A resilient landed cost process requires disciplined governance and defined update frequencies. Designate owners for data accuracy, model integrity, and scenario validation. Schedule monthly refreshes of rates, tariffs, and currency assumptions, with quarterly reviews of supplier terms. Implement controls to prevent unauthorized changes and to validate new inputs before they affect pricing. Maintain a versioned archive of previous models to enable historical comparisons and audit trails. Ensure data privacy and supplier confidentiality throughout the workflow. A disciplined cadence reduces surprises and anchors pricing and sourcing decisions in solid numbers.
Technology can automate many steps, from data collection to reporting. Integrate ERP, transportation management systems, and customs documents to pull rates automatically, reducing manual entry errors. Use APIs to update freight terms and duty schedules in real time where possible. Employ automated reconciliation for invoices against the landed cost model to catch discrepancies early. Leverage analytics to identify cost drivers by SKU and route, and to forecast future landed cost under different market conditions. A tech-enabled approach scales with product assortment and global networks.
Operational discipline turns landed cost calculations into sustainable profitability across the portfolio. Start with a baseline that reflects the current mix of SKUs and their associated costs, then monitor deviations as shipments move through the supply chain. Track not only total landed cost but the components that drive it, such as ocean freight or duties, so you can target reduction efforts precisely. Redesign packaging to optimize weight and volume, consolidate shipments to improve freight utilization, or switch suppliers for more favorable terms. Each improvement should be measured by its impact on margin, service level, and capital efficiency.

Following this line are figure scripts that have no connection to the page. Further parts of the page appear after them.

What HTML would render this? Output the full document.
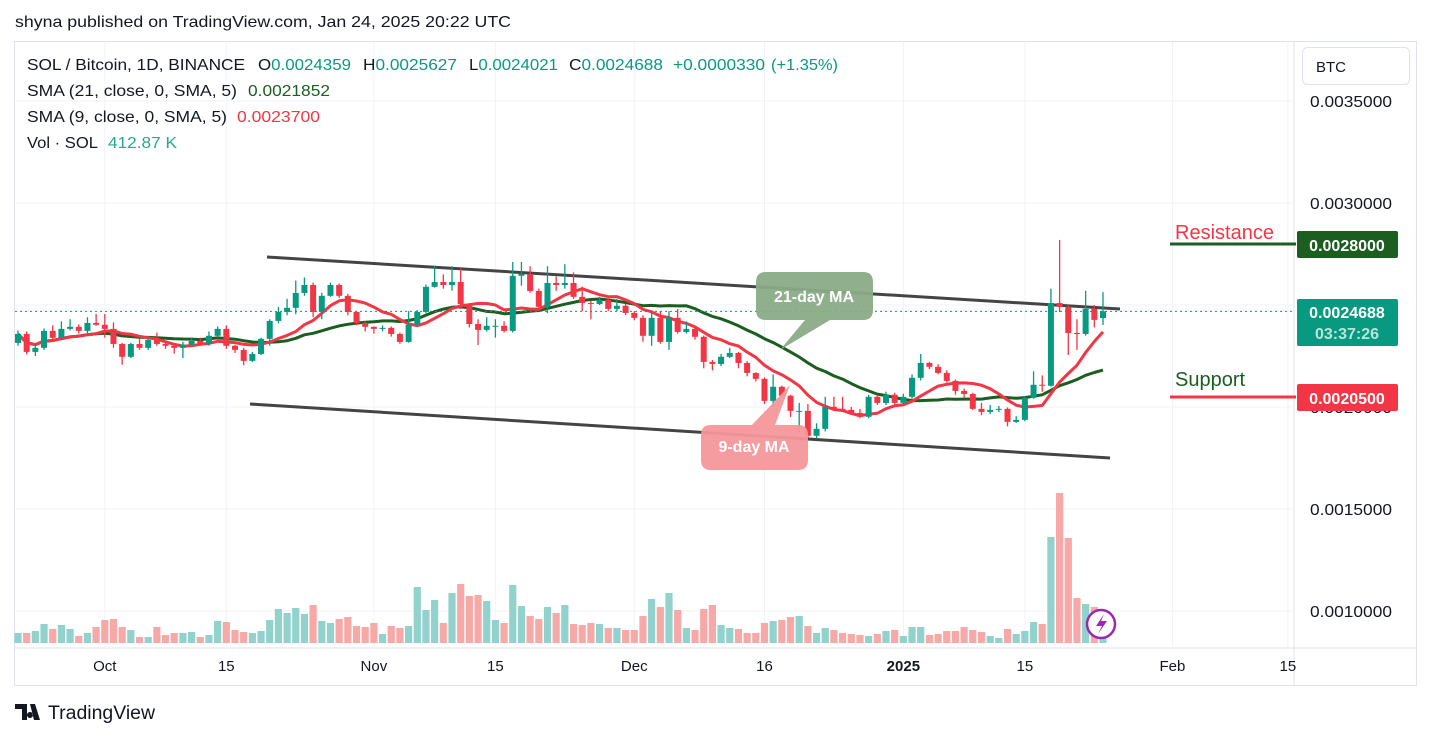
<!DOCTYPE html>
<html><head><meta charset="utf-8">
<style>
body{margin:0;background:#fff;width:1431px;height:738px;overflow:hidden;font-family:"Liberation Sans",sans-serif;}
svg text{font-family:"Liberation Sans",sans-serif;}
</style></head>
<body>
<svg id="chart" width="1431" height="738" xmlns="http://www.w3.org/2000/svg">
<text x="15" y="27" font-size="16" fill="#131722" textLength="496" lengthAdjust="spacingAndGlyphs">shyna published on TradingView.com, Jan 24, 2025 20:22 UTC</text>
<rect x="14.5" y="41.5" width="1402" height="644" fill="none" stroke="#e0e3eb"/>
<line x1="1294" y1="42" x2="1294" y2="686" stroke="#e0e3eb"/>
<line x1="15" y1="648" x2="1416" y2="648" stroke="#e0e3eb"/>
<g id="grid"></g>
<g id="vol"></g>
<g id="trend">
<line x1="267" y1="257" x2="1120" y2="309" stroke="#444" stroke-width="3"/>
<line x1="250" y1="404" x2="1110" y2="458" stroke="#444" stroke-width="3"/>
</g>
<g id="ma"></g>
<g id="candles"></g>
<line id="lastline" x1="15" x2="1294" stroke="#089981" stroke-dasharray="2,3"/>
<g id="yaxis"></g>
<g id="xaxis"></g>
<g>
<path d="M766 272 H863 Q873 272 873 282 V310 Q873 320 863 320 H830 L780 350 L805 320 H766 Q756 320 756 310 V282 Q756 272 766 272 Z" fill="#8aab86" opacity="0.95"/>
<text x="814" y="302" font-size="16" font-weight="bold" fill="#fff" text-anchor="middle">21-day MA</text>
</g>
<g>
<path d="M711 425 H752 L790 385 L775 425 H798 Q808 425 808 435 V460 Q808 470 798 470 H711 Q701 470 701 460 V435 Q701 425 711 425 Z" fill="#f4979c" opacity="0.95"/>
<text x="754" y="452" font-size="16" font-weight="bold" fill="#fff" text-anchor="middle">9-day MA</text>
</g>
<text x="1175" y="239" font-size="20" fill="#f23645">Resistance</text>
<line x1="1170" y1="244" x2="1296" y2="244" stroke="#1b5e20" stroke-width="3"/>
<rect x="1297" y="231" width="101" height="27" rx="2" fill="#1b5e20"/>
<text x="1347" y="251" font-size="16" font-weight="bold" fill="#fff" text-anchor="middle">0.0028000</text>
<text x="1175" y="386" font-size="20" fill="#1b5e20">Support</text>
<line x1="1170" y1="397" x2="1296" y2="397" stroke="#f23645" stroke-width="3"/>
<rect x="1297" y="384" width="101" height="27" rx="2" fill="#f23645"/>
<text x="1347" y="404" font-size="16" font-weight="bold" fill="#fff" text-anchor="middle">0.0020500</text>
<rect x="1297" y="299" width="101" height="47" rx="2" fill="#089981"/>
<text x="1347" y="318" font-size="16" font-weight="bold" fill="#fff" text-anchor="middle">0.0024688</text>
<text x="1347" y="339" font-size="16" font-weight="bold" fill="#b9e3dc" text-anchor="middle">03:37:26</text>
<rect x="1302.5" y="47.5" width="107" height="37" rx="5" fill="#fff" stroke="#e0e3eb"/>
<text x="1316" y="72" font-size="15" fill="#131722">BTC</text>
<g font-size="16" fill="#131722">
<text x="27" y="70" textLength="218" lengthAdjust="spacingAndGlyphs">SOL / Bitcoin, 1D, BINANCE</text>
<text x="258" y="70" textLength="93" lengthAdjust="spacingAndGlyphs">O<tspan fill="#089981">0.0024359</tspan></text>
<text x="363" y="70" textLength="94" lengthAdjust="spacingAndGlyphs">H<tspan fill="#089981">0.0025627</tspan></text>
<text x="469" y="70" textLength="89" lengthAdjust="spacingAndGlyphs">L<tspan fill="#089981">0.0024021</tspan></text>
<text x="569" y="70" textLength="94" lengthAdjust="spacingAndGlyphs">C<tspan fill="#089981">0.0024688</tspan></text>
<text x="673" y="70" textLength="92" lengthAdjust="spacingAndGlyphs" fill="#089981">+0.0000330</text>
<text x="771" y="70" textLength="67" lengthAdjust="spacingAndGlyphs" fill="#089981">(+1.35%)</text>
<text x="27" y="96" textLength="210" lengthAdjust="spacingAndGlyphs">SMA (21, close, 0, SMA, 5)</text>
<text x="248" y="96" textLength="82" lengthAdjust="spacingAndGlyphs" fill="#1b5e20">0.0021852</text>
<text x="27" y="122" textLength="200" lengthAdjust="spacingAndGlyphs">SMA (9, close, 0, SMA, 5)</text>
<text x="237" y="122" textLength="83" lengthAdjust="spacingAndGlyphs" fill="#f23645">0.0023700</text>
<text x="27" y="148" textLength="71" lengthAdjust="spacingAndGlyphs">Vol · SOL</text>
<text x="108" y="148" textLength="69" lengthAdjust="spacingAndGlyphs" fill="#22ab94">412.87 K</text>
</g>
<g>
<circle cx="1101" cy="624" r="14" fill="#fff" stroke="#9c27b0" stroke-width="2.5"/>
<path d="M1104 614 L1096 626 H1102 L1098 634 L1107 621 H1101 Z" fill="#9c27b0"/>
</g>
<g>
<path d="M15 704 H27 V720 H22 V709 H15 Z M30 704 H35 L40 720 H34 Z M30 712 a3 3 0 1 0 0.01 0Z" fill="#131722"/>
<text x="48" y="719" font-size="19" fill="#131722" textLength="107" lengthAdjust="spacingAndGlyphs">TradingView</text>
</g>
</svg>
<script>
// prices in µBTC (1e-6 BTC)
const closes=[2358,2270,2290,2373,2339,2383,2393,2373,2412,2403,2383,2309,2246,2309,2290,2329,2309,2300,2290,2305,2324,2309,2349,2383,2300,2280,2226,2260,2334,2422,2466,2486,2559,2598,2466,2545,2598,2545,2466,2412,2393,2383,2388,2358,2319,2403,2466,2589,2613,2598,2613,2505,2407,2378,2398,2398,2373,2643,2652,2569,2491,2608,2598,2608,2540,2510,2505,2525,2481,2496,2461,2437,2349,2437,2319,2437,2368,2383,2344,2221,2211,2246,2265,2216,2167,2138,2030,2099,2055,1981,1981,1859,1893,2001,1991,1986,1971,1952,2050,2020,2060,2020,2050,2143,2216,2197,2167,2128,2079,2064,1991,1976,1986,1991,1927,1937,2045,2109,2104,2510,2491,2363,2358,2481,2427,2469];
const opens=[2314,2358,2270,2290,2373,2339,2383,2393,2373,2412,2403,2383,2309,2246,2309,2290,2329,2309,2300,2290,2305,2324,2309,2349,2383,2300,2280,2226,2260,2334,2422,2466,2486,2559,2598,2466,2545,2598,2545,2466,2412,2393,2383,2388,2358,2319,2403,2466,2589,2613,2598,2613,2505,2407,2378,2398,2398,2373,2643,2652,2569,2491,2608,2598,2608,2540,2510,2505,2525,2481,2496,2461,2437,2349,2437,2319,2437,2368,2383,2344,2221,2211,2246,2265,2216,2167,2138,2030,2099,2055,1981,1981,1859,1893,2001,1991,1986,1971,1952,2050,2020,2060,2020,2050,2143,2216,2197,2167,2128,2079,2064,1991,1976,1986,1991,1927,1937,2045,2109,2104,2510,2491,2363,2358,2481,2436];
const highs=[2375,2370,2310,2385,2400,2420,2430,2405,2440,2456,2456,2415,2315,2315,2335,2335,2365,2325,2305,2320,2340,2340,2370,2395,2400,2305,2290,2270,2340,2430,2490,2530,2620,2635,2610,2560,2610,2605,2555,2470,2420,2395,2400,2395,2365,2470,2475,2600,2692,2650,2690,2680,2510,2430,2440,2430,2420,2711,2711,2690,2580,2690,2640,2700,2660,2590,2520,2540,2530,2530,2505,2470,2450,2470,2470,2470,2480,2420,2390,2350,2230,2260,2290,2270,2225,2170,2145,2160,2105,2060,2020,2015,1920,2050,2050,2050,2000,1990,2060,2060,2075,2070,2065,2160,2260,2222,2210,2180,2135,2090,2070,2020,2010,2005,1998,1955,2050,2175,2155,2580,2819,2500,2430,2570,2500,2563];
const lows=[2300,2258,2250,2280,2330,2330,2375,2360,2360,2398,2340,2290,2207,2240,2280,2280,2300,2285,2262,2240,2300,2300,2300,2340,2285,2265,2205,2220,2255,2300,2410,2450,2455,2545,2440,2430,2540,2535,2450,2400,2370,2360,2370,2345,2310,2315,2395,2460,2585,2580,2570,2480,2390,2304,2370,2340,2365,2365,2595,2560,2470,2460,2570,2580,2530,2470,2430,2500,2470,2470,2450,2425,2320,2300,2310,2280,2360,2360,2330,2190,2180,2200,2240,2190,2150,2125,2015,2000,2045,1950,1878,1850,1845,1880,1985,1975,1962,1945,1945,2010,2010,2000,2012,2040,2130,2185,2160,2120,2060,2045,1985,1960,1965,1975,1905,1922,1930,2040,2075,2100,2465,2255,2280,2350,2390,2402];
// volume in thousands of SOL
const volumes=[450,450,540,855,630,810,630,315,450,720,1035,1080,720,585,270,270,720,360,450,450,495,270,360,990,945,585,495,450,540,1035,1530,1350,1575,1305,1710,990,900,1080,1170,765,720,900,405,765,675,765,2520,1485,1935,900,2250,2655,2115,2160,1890,1035,900,2610,1665,1215,1080,1620,1350,1710,855,810,900,855,675,675,585,585,1215,1980,1620,2250,1485,675,585,1530,1710,810,675,630,450,450,900,990,1035,1170,1215,765,450,675,585,450,405,360,315,405,540,585,315,720,720,360,405,540,540,720,585,495,315,225,630,405,540,945,855,4770,6750,4725,2025,1755,1620,413];
const yTicks=[3500,3000,2500,2000,1500,1000];
const yTickLabels=["0.0035000","0.0030000","0.0025000","0.0020000","0.0015000","0.0010000"];
const xTickIdx=[10,24,41,55,71,86,102,116,133,146.3];
const xTickLabels=["Oct","15","Nov","15","Dec","16","2025","15","Feb","15"];

const NS="http://www.w3.org/2000/svg";
function mk(tag,attrs,parent){const e=document.createElementNS(NS,tag);for(const k in attrs)e.setAttribute(k,attrs[k]);parent.appendChild(e);return e;}
const X=i=>18+i*8.68;
const Y=p=>101+(3500-p)*0.204;
const maxVol=Math.max(...volumes);
const VH=v=>v/maxVol*150;
const grid=document.getElementById('grid');
yTicks.forEach((t,k)=>{
  const l=mk('line',{x1:15,x2:1294,y1:Y(t),y2:Y(t),stroke:'#f0f3fa'},grid);
  
  
  const tx=mk('text',{x:1310,y:Y(t)+6,'font-size':16,fill:'#131722',textLength:82,lengthAdjust:'spacingAndGlyphs'},document.getElementById('yaxis'));
  tx.textContent=yTickLabels[k];
  
  
});
xTickIdx.forEach((d,k)=>{
  const l=mk('line',{x1:X(d),x2:X(d),y1:42,y2:648,stroke:'#f0f3fa'},grid);
  
  
  const tx=mk('text',{x:X(d),y:671,'font-size':15,fill:'#131722','text-anchor':'middle','font-weight':xTickLabels[k]==='2025'?'bold':'normal'},document.getElementById('xaxis'));
  tx.textContent=xTickLabels[k];
  
  
});
const vg=document.getElementById('vol');
volumes.forEach((v,i)=>{
  const up=closes[i]>=opens[i];
  const h=VH(v);
  const r=mk('rect',{x:X(i)-3.6,y:643-h,width:7.2,height:h,fill:up?'#92d2cc':'#f7a9a7'},vg);
  
  
});
function sma(n){return closes.map((c,i)=>{const s=closes.slice(Math.max(0,i-n+1),i+1);return s.reduce((a,b)=>a+b,0)/s.length;});}
const mg=document.getElementById('ma');
[[21,'#1b5e20'],[9,'#f23645']].forEach(([n,col])=>{
  const s=sma(n);
  const p=mk('path',{d:s.map((v,i)=>(i?'L':'M')+X(i).toFixed(1)+' '+Y(v).toFixed(1)).join(' '),fill:'none',stroke:col,'stroke-width':3,'stroke-linejoin':'round'},mg);
  
  
});
const cg=document.getElementById('candles');
closes.forEach((c,i)=>{
  const o=opens[i],up=c>=o,col=up?'#089981':'#f23645';
  const g=mk('g',{},cg);
  
  
  mk('line',{x1:X(i),x2:X(i),y1:Y(highs[i]),y2:Y(lows[i]),stroke:col,'stroke-width':1.3},g);
  const top=Y(Math.max(o,c)),bot=Y(Math.min(o,c));
  mk('rect',{x:X(i)-3,y:top,width:6,height:Math.max(1,bot-top),fill:col},g);
});
const ll=document.getElementById('lastline');
ll.setAttribute('y1',Y(closes[closes.length-1]));
ll.setAttribute('y2',Y(closes[closes.length-1]));
</script>
</body></html>
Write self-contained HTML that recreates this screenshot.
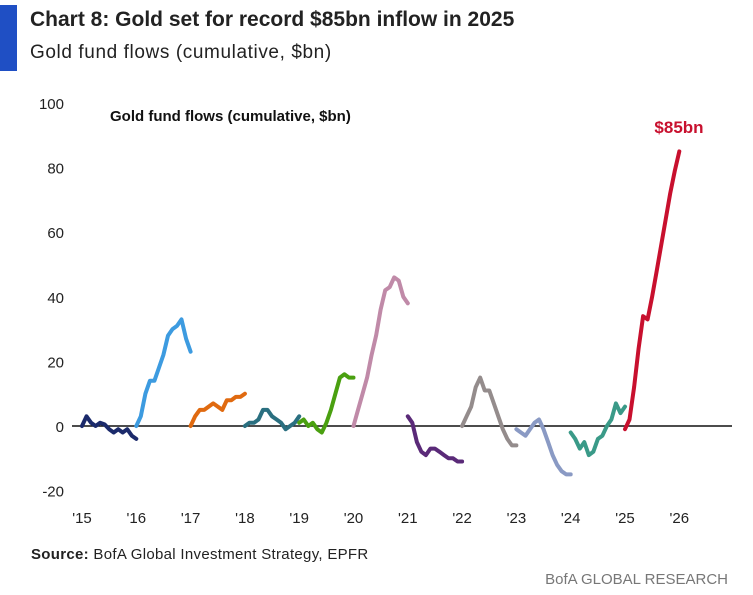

Finally, embed the landed cost discipline into broader business decisions. Use per-SKU landed cost as a standard input for pricing, sourcing, and inventory optimization. Align safety stock with true carrying costs and service level targets, avoiding excess inventory while preserving responsiveness. Tie procurement incentives to reductions in total landed cost, rather than unit price alone. Foster a culture of continuous improvement by revisiting assumptions, testing alternative scenarios, and celebrating gains in profitability. With a clear, data-driven approach, organizations can price smarter, source smarter, and hold inventory more effectively.